» Written exercise: Copy every line from the material below that holds "this".

**** Working data

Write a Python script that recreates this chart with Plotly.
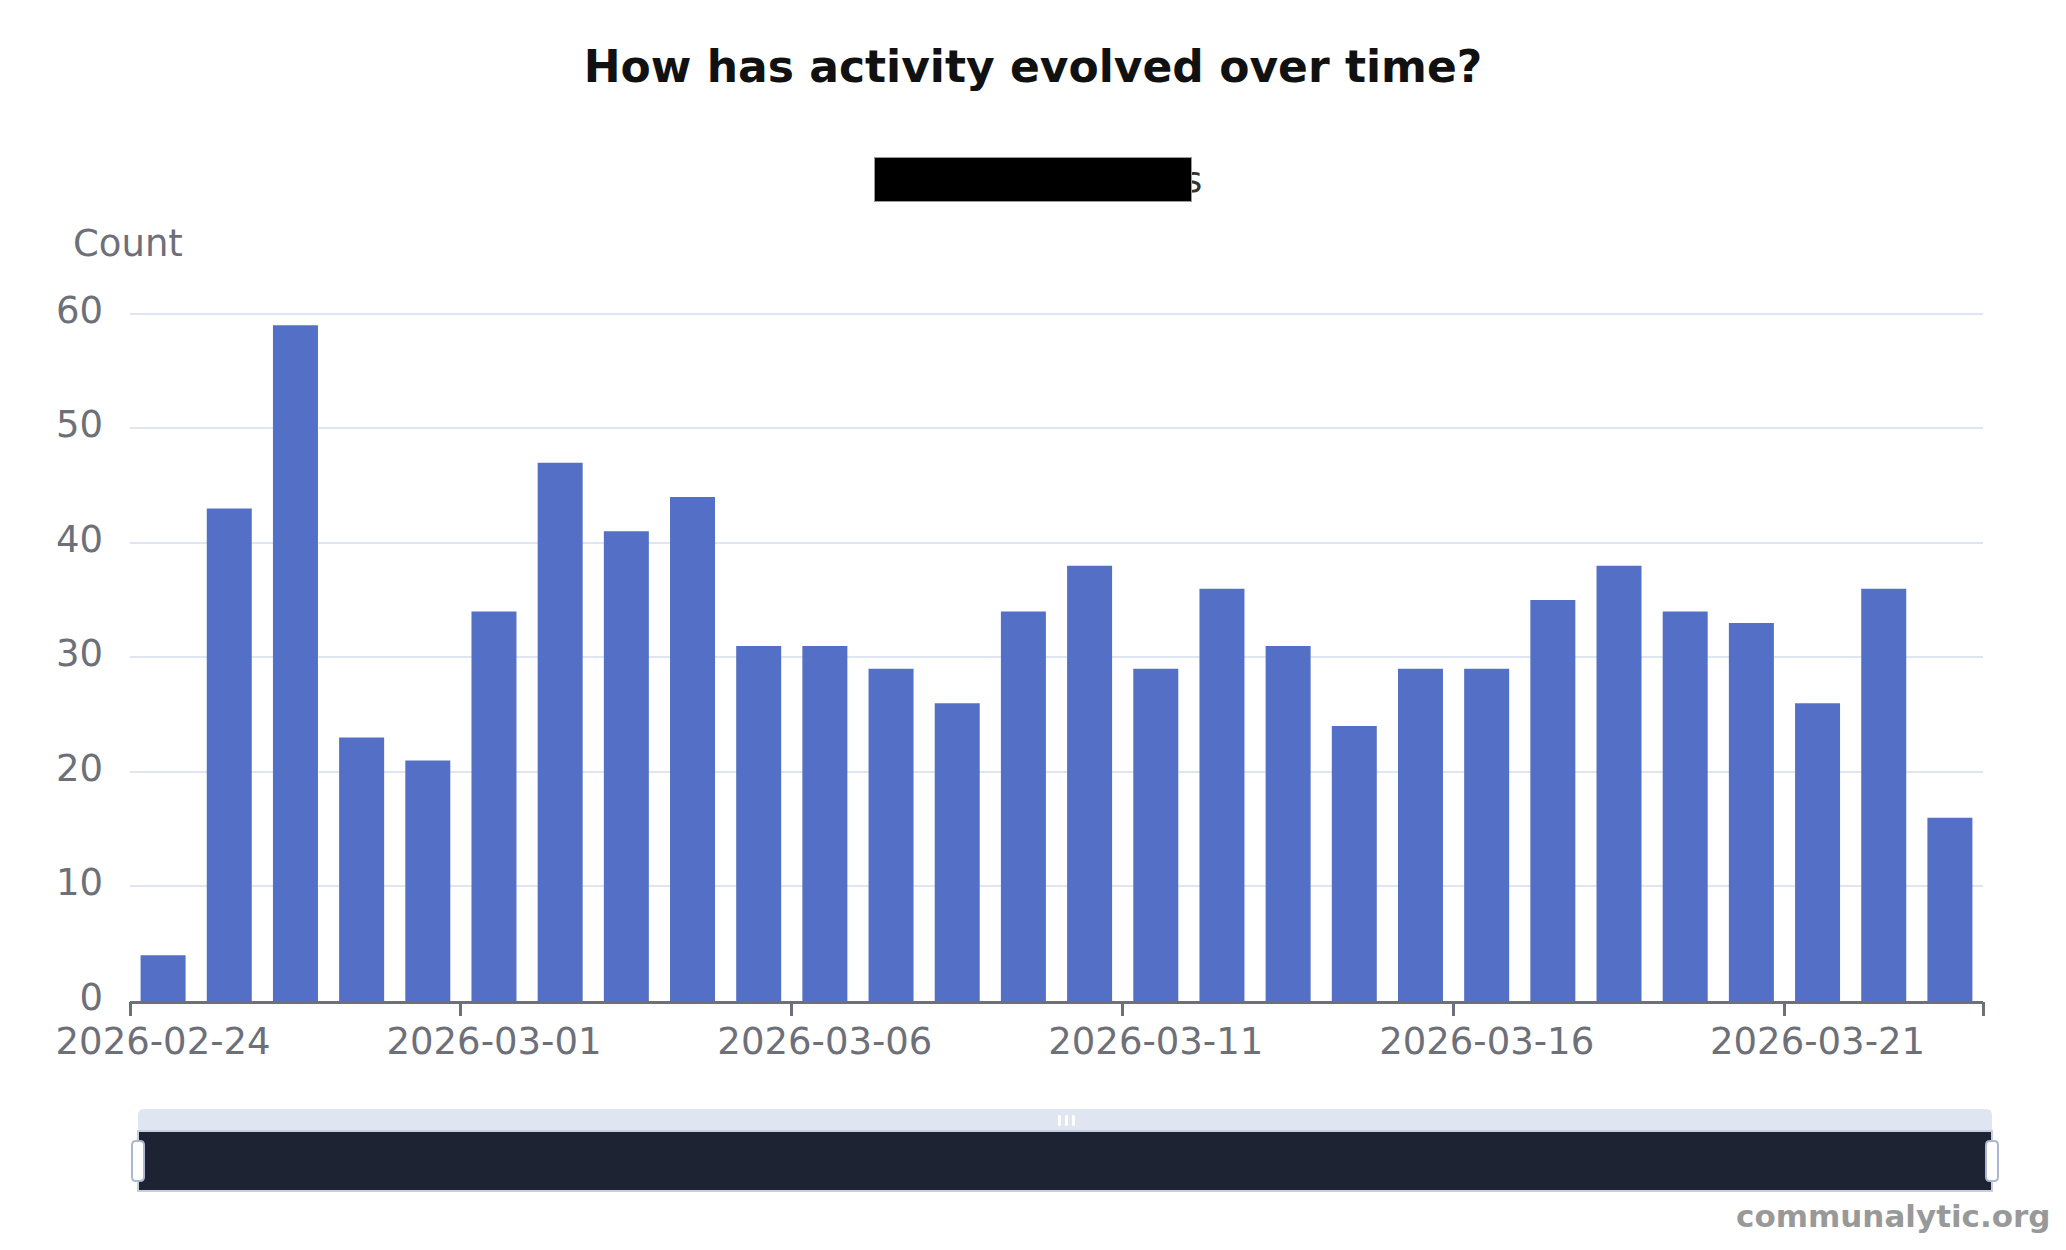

********
**** Working data

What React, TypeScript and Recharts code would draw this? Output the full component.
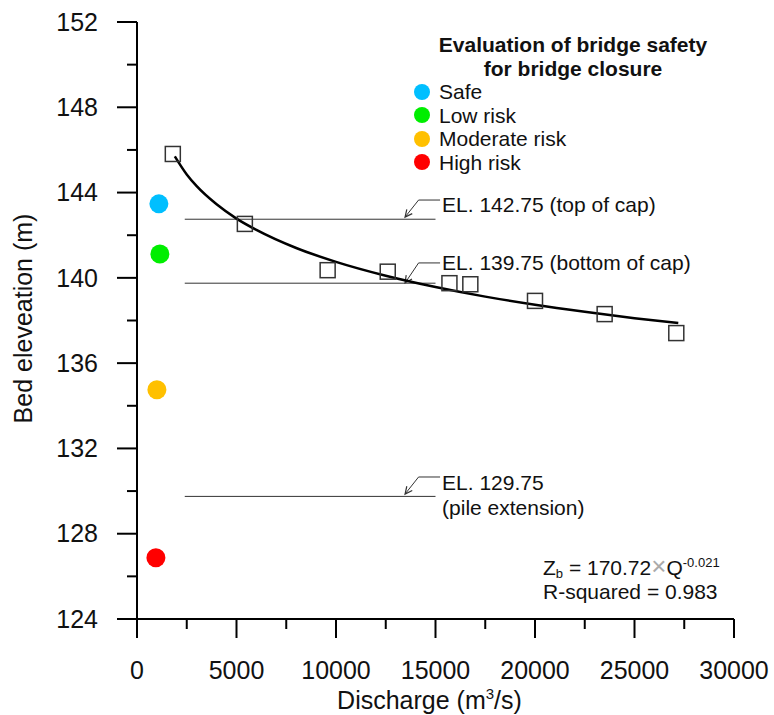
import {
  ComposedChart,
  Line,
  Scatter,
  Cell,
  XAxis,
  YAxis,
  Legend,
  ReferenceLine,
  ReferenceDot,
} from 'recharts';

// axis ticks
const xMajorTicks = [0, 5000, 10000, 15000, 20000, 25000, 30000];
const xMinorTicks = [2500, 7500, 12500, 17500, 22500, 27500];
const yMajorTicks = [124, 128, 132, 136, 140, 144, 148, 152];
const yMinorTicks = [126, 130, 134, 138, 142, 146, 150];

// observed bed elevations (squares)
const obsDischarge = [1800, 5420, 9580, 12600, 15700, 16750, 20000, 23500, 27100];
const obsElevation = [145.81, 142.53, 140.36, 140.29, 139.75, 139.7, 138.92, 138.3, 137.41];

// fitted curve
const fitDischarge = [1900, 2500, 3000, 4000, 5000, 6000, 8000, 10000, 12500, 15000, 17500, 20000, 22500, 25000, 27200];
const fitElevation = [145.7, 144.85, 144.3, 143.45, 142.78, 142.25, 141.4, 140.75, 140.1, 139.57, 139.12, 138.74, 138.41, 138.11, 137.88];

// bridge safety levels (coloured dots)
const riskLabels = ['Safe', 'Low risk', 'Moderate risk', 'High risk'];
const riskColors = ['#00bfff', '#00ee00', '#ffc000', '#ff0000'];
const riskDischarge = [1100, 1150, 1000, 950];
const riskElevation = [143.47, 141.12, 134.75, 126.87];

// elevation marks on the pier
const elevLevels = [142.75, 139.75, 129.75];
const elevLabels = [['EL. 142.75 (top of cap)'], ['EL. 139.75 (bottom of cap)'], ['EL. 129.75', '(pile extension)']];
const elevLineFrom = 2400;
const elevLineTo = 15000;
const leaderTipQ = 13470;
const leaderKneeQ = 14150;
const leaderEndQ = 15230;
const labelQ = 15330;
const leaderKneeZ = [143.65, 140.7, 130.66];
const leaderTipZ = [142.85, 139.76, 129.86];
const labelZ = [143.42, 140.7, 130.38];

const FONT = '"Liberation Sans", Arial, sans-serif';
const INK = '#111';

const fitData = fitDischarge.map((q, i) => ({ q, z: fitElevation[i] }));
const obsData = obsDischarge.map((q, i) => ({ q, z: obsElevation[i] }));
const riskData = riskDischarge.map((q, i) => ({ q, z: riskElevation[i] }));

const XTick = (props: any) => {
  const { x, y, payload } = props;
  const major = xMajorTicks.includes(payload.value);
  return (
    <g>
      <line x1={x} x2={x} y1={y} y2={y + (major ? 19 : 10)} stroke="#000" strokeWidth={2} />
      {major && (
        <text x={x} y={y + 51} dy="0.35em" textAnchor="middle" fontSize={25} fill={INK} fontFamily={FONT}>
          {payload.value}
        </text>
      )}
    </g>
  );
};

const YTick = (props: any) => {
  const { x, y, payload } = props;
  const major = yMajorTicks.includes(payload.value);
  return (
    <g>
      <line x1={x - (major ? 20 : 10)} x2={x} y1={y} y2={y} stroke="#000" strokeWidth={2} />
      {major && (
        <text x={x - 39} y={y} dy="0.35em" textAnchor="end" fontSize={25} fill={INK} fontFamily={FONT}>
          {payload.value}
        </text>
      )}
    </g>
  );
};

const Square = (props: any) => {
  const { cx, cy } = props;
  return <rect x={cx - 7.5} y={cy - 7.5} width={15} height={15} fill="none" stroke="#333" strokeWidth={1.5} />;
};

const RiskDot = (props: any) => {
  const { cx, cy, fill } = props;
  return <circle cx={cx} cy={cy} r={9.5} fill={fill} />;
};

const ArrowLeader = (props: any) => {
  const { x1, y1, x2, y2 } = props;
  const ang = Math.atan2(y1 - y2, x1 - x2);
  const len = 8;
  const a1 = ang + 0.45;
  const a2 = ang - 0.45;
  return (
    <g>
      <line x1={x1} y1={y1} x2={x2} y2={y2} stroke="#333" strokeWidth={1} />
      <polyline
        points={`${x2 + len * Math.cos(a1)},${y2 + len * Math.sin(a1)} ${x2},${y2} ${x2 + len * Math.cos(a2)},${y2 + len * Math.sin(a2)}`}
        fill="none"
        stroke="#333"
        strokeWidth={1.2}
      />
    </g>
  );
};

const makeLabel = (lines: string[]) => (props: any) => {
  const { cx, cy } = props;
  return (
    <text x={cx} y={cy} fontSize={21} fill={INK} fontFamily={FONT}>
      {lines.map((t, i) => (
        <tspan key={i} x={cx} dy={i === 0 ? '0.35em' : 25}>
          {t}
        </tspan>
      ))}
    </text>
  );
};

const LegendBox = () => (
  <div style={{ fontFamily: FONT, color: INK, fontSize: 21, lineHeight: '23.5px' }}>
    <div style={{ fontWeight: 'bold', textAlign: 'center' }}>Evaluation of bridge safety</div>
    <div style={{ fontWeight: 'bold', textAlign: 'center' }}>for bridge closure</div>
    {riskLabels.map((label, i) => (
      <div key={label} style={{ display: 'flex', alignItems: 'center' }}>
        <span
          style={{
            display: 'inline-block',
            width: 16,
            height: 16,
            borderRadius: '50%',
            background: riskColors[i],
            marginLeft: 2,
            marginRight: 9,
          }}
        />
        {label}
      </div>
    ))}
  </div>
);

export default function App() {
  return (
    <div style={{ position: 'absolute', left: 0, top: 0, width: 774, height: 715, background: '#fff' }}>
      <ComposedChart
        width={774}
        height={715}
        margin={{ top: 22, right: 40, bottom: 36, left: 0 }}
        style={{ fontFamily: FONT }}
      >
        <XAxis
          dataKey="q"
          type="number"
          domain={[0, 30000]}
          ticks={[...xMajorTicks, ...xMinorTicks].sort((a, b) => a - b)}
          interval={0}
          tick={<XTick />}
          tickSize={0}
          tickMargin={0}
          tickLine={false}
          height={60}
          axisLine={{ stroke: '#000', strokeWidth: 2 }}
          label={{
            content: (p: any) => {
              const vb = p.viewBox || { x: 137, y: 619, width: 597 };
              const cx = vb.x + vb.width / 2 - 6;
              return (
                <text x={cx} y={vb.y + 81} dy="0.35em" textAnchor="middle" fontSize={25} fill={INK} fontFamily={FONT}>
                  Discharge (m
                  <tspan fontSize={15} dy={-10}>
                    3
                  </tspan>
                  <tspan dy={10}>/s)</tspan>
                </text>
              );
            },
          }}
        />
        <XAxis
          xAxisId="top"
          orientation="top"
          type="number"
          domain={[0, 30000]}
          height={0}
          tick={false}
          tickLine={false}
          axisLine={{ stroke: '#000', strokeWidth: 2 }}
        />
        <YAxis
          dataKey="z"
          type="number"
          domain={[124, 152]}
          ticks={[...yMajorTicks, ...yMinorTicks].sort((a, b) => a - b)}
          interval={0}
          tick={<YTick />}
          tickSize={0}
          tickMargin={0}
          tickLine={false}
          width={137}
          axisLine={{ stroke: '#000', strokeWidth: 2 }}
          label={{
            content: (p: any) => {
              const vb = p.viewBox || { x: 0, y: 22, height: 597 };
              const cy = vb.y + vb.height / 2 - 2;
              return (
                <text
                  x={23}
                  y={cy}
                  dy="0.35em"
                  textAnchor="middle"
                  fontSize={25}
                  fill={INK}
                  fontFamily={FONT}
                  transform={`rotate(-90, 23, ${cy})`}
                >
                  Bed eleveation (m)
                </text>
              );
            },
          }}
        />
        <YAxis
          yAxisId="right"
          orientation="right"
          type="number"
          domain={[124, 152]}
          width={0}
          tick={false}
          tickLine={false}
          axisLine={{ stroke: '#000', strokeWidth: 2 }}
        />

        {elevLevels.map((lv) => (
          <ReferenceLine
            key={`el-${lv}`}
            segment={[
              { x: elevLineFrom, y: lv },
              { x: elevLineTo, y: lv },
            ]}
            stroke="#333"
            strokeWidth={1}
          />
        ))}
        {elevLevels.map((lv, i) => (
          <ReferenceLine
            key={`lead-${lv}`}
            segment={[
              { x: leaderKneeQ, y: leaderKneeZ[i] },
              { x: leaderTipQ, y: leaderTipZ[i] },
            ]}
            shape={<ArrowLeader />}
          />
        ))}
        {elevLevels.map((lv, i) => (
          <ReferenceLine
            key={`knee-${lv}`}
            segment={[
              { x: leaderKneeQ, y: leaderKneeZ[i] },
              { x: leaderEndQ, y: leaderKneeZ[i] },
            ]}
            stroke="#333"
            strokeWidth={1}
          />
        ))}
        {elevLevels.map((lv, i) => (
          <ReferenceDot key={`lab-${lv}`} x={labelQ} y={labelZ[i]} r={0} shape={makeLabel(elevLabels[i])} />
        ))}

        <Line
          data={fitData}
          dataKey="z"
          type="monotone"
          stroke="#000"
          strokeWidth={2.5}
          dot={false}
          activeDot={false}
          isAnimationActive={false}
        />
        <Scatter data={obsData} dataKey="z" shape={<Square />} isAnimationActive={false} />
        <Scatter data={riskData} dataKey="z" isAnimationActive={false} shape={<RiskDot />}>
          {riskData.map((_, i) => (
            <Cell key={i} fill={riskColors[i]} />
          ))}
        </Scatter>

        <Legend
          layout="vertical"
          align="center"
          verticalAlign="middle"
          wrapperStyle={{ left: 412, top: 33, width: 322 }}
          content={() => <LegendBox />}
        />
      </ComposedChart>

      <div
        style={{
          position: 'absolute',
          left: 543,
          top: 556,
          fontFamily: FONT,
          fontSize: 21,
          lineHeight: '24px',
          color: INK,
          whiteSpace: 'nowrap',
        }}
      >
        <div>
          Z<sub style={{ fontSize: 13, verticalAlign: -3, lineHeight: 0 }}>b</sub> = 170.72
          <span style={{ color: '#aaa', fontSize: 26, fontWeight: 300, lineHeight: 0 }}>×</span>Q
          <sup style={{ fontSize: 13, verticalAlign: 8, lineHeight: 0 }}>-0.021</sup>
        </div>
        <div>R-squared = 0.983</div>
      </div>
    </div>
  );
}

********

» The answer:
Write a Python script that recreates this chart with Plotly.
What React, TypeScript and Recharts code would draw this? Output the full component.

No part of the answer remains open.